▸ **WHAT THE EXERCISE ASKS**
Only the lines from the start of the material through the line containing "0.537, 0.524, 0.510];" are to be extracted, exactly as they appear.

▸ **AVAILABLE DATA**
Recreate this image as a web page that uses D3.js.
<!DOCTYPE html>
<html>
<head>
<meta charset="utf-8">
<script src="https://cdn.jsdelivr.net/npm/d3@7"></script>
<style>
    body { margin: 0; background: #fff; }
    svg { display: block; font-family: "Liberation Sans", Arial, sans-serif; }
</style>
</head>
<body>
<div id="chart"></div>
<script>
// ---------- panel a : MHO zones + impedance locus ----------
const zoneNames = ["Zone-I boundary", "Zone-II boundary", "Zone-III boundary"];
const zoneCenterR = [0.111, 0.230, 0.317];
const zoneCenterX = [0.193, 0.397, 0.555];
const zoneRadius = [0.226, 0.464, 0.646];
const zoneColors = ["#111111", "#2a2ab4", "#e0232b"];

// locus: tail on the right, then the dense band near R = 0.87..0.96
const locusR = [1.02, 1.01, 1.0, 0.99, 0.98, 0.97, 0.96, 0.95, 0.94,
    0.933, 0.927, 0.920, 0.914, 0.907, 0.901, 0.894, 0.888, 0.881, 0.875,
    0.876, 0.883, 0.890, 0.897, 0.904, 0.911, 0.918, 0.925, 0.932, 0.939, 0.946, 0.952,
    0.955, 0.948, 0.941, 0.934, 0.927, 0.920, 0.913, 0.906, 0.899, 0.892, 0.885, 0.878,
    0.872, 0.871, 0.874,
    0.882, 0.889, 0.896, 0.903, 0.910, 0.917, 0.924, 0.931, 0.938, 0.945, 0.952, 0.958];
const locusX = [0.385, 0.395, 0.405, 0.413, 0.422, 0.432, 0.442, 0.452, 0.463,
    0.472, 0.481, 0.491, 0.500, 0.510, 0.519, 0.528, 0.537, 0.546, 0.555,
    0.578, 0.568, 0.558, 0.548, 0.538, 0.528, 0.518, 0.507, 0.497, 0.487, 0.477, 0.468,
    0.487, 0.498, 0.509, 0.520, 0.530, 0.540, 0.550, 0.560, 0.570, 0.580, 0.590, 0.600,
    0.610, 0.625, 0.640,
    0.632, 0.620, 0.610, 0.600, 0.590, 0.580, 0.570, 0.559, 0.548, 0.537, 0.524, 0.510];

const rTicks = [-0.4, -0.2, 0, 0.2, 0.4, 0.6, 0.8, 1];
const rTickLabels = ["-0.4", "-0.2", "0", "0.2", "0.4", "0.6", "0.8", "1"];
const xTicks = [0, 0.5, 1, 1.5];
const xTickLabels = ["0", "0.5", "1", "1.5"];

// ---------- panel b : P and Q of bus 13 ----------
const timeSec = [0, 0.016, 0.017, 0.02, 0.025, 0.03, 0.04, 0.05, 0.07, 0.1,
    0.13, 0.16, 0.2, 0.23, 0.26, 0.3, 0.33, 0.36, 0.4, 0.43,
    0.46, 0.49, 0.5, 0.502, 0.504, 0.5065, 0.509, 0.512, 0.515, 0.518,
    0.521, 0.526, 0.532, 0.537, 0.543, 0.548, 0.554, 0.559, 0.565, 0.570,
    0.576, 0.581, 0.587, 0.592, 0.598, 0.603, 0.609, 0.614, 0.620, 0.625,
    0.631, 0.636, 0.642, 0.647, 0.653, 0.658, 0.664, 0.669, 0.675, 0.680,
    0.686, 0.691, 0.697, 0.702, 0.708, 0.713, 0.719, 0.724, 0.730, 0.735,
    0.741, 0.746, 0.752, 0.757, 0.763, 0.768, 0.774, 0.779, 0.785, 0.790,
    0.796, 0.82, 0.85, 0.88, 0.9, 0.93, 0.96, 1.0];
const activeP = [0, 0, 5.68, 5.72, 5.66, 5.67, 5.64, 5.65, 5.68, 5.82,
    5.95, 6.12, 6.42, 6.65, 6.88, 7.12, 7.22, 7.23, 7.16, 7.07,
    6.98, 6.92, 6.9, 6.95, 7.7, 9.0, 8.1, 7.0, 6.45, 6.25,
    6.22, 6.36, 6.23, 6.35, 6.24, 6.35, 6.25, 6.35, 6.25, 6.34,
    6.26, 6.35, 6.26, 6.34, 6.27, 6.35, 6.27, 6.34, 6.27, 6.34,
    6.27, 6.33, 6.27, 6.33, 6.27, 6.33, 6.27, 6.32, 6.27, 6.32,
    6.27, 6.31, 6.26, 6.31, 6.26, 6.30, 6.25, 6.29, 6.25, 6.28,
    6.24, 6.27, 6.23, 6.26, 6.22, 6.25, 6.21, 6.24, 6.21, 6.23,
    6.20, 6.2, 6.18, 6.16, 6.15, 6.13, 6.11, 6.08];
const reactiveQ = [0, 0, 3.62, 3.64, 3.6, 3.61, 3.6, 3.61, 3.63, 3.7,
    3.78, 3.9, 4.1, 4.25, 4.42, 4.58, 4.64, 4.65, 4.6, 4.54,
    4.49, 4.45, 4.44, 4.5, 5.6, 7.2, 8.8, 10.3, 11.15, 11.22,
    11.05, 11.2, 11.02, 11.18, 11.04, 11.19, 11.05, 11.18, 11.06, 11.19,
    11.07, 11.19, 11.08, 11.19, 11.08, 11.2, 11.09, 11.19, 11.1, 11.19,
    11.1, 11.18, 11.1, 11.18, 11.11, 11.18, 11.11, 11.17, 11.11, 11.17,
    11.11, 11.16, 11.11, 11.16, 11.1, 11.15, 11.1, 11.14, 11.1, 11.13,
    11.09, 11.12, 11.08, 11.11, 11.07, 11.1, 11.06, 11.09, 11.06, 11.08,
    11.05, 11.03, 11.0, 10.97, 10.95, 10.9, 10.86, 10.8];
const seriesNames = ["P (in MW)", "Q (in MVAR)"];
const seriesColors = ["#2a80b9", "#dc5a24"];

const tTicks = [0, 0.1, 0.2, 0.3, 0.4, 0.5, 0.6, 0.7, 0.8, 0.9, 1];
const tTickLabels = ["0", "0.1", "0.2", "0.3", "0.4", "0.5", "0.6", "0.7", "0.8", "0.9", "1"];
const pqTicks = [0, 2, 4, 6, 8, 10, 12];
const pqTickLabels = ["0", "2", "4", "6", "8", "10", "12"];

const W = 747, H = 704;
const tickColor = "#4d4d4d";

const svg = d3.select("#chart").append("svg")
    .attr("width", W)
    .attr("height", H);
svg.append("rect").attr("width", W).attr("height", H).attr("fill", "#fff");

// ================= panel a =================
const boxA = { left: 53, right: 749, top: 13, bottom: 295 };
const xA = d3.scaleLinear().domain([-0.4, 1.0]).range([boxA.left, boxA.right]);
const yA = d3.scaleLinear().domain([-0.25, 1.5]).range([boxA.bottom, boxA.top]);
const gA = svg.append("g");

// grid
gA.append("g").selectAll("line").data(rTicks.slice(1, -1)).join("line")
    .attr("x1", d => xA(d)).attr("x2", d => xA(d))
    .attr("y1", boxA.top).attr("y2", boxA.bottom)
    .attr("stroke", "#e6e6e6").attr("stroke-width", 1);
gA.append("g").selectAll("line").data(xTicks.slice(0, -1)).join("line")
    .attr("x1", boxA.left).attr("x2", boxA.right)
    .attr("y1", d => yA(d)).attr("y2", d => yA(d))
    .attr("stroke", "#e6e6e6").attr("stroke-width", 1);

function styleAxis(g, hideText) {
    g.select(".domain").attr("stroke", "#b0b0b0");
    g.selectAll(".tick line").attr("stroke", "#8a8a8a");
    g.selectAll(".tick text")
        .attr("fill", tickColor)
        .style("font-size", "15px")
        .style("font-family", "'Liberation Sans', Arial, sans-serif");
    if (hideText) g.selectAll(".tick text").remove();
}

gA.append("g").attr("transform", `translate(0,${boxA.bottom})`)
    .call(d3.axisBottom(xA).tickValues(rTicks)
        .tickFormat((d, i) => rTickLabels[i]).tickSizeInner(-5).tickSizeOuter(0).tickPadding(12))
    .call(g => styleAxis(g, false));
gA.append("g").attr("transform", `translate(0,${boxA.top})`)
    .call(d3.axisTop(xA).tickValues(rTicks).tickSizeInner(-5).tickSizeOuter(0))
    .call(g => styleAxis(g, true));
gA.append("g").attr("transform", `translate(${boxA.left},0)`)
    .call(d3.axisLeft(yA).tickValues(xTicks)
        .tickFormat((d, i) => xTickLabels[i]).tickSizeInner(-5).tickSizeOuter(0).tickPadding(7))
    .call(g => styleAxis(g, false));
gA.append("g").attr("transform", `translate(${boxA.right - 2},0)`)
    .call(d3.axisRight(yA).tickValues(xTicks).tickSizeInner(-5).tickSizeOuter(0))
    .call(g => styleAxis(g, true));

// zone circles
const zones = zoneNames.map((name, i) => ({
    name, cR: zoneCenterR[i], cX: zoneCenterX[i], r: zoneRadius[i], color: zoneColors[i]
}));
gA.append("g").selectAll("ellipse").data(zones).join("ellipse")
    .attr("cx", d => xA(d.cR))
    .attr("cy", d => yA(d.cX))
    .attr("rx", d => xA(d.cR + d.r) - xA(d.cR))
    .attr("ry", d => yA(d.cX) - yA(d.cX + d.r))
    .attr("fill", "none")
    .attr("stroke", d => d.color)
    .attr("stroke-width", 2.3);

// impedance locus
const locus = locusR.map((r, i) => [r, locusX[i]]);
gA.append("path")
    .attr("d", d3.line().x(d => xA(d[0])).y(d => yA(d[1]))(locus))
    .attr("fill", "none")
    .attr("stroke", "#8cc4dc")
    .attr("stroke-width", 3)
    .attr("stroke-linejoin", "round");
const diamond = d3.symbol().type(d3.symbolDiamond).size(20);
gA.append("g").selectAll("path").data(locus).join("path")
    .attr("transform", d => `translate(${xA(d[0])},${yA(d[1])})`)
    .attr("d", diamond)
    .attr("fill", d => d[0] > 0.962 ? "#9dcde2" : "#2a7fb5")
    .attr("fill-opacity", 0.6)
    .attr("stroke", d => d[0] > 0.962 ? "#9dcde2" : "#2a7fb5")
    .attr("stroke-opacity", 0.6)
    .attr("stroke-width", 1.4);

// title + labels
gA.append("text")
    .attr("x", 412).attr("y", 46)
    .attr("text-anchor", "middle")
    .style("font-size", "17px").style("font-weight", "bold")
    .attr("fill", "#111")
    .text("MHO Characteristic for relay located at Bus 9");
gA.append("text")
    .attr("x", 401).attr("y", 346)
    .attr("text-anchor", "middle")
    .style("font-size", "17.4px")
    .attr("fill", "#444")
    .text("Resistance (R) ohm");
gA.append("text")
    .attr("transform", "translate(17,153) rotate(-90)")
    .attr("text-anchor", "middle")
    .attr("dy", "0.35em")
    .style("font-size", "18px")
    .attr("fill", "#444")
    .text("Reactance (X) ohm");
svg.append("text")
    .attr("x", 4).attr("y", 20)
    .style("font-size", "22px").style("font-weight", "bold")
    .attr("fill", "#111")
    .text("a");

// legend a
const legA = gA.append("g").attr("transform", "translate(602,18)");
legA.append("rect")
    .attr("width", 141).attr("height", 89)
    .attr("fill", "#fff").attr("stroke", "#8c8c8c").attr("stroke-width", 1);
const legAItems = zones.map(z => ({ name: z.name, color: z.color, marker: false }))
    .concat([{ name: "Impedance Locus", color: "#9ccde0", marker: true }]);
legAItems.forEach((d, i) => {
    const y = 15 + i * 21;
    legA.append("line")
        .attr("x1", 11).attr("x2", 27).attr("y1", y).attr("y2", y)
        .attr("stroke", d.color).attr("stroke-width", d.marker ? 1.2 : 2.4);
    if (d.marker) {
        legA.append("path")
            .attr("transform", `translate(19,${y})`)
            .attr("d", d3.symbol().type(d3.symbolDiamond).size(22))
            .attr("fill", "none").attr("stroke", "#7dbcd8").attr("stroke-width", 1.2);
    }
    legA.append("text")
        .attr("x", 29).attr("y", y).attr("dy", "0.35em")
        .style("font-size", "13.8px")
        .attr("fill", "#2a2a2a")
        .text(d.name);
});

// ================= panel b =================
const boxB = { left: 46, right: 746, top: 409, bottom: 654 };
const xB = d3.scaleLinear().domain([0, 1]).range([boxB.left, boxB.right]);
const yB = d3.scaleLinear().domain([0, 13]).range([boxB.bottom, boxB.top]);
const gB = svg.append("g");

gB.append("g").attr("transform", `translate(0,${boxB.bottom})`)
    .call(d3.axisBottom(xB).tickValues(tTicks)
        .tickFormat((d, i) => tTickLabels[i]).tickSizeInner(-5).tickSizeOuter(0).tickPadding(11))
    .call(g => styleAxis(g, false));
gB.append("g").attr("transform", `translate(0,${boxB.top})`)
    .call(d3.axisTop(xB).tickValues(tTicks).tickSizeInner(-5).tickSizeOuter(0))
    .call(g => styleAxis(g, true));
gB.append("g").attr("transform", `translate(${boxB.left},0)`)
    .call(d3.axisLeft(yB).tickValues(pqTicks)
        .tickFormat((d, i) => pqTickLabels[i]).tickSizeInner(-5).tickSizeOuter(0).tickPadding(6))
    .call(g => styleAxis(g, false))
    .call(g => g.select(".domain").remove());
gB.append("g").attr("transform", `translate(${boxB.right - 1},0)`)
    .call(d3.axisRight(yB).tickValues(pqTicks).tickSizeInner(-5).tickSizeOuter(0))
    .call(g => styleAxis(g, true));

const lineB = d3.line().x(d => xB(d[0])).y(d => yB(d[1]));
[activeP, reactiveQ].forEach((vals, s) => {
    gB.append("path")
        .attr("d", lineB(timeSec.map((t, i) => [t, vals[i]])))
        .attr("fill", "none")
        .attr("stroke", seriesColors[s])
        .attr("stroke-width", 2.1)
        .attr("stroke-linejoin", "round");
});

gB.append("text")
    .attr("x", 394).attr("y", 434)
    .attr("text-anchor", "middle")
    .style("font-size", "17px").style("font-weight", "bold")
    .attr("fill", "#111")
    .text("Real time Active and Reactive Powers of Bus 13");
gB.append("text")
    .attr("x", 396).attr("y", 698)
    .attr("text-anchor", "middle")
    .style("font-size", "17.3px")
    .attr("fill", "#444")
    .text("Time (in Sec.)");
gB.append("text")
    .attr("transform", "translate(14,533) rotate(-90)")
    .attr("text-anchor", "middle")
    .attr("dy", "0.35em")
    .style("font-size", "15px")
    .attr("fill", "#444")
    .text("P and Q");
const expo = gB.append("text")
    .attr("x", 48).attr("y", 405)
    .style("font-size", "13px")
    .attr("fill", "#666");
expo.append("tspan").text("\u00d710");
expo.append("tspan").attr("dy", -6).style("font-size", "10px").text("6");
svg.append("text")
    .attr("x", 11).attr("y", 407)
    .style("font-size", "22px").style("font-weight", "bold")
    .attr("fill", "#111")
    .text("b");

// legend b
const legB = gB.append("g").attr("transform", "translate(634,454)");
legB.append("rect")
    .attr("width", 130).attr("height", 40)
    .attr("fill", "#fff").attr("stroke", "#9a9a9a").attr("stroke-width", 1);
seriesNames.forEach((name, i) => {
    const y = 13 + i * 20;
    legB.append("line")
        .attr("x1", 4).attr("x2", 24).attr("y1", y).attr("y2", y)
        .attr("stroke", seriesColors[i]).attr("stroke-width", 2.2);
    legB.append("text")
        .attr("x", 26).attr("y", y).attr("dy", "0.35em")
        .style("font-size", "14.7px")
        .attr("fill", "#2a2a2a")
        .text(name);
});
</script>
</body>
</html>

▸ **EXERCISE SOLUTION**
Recreate this image as a web page that uses D3.js.
<!DOCTYPE html>
<html>
<head>
<meta charset="utf-8">
<script src="https://cdn.jsdelivr.net/npm/d3@7"></script>
<style>
    body { margin: 0; background: #fff; }
    svg { display: block; font-family: "Liberation Sans", Arial, sans-serif; }
</style>
</head>
<body>
<div id="chart"></div>
<script>
// ---------- panel a : MHO zones + impedance locus ----------
const zoneNames = ["Zone-I boundary", "Zone-II boundary", "Zone-III boundary"];
const zoneCenterR = [0.111, 0.230, 0.317];
const zoneCenterX = [0.193, 0.397, 0.555];
const zoneRadius = [0.226, 0.464, 0.646];
const zoneColors = ["#111111", "#2a2ab4", "#e0232b"];

// locus: tail on the right, then the dense band near R = 0.87..0.96
const locusR = [1.02, 1.01, 1.0, 0.99, 0.98, 0.97, 0.96, 0.95, 0.94,
    0.933, 0.927, 0.920, 0.914, 0.907, 0.901, 0.894, 0.888, 0.881, 0.875,
    0.876, 0.883, 0.890, 0.897, 0.904, 0.911, 0.918, 0.925, 0.932, 0.939, 0.946, 0.952,
    0.955, 0.948, 0.941, 0.934, 0.927, 0.920, 0.913, 0.906, 0.899, 0.892, 0.885, 0.878,
    0.872, 0.871, 0.874,
    0.882, 0.889, 0.896, 0.903, 0.910, 0.917, 0.924, 0.931, 0.938, 0.945, 0.952, 0.958];
const locusX = [0.385, 0.395, 0.405, 0.413, 0.422, 0.432, 0.442, 0.452, 0.463,
    0.472, 0.481, 0.491, 0.500, 0.510, 0.519, 0.528, 0.537, 0.546, 0.555,
    0.578, 0.568, 0.558, 0.548, 0.538, 0.528, 0.518, 0.507, 0.497, 0.487, 0.477, 0.468,
    0.487, 0.498, 0.509, 0.520, 0.530, 0.540, 0.550, 0.560, 0.570, 0.580, 0.590, 0.600,
    0.610, 0.625, 0.640,
    0.632, 0.620, 0.610, 0.600, 0.590, 0.580, 0.570, 0.559, 0.548, 0.537, 0.524, 0.510];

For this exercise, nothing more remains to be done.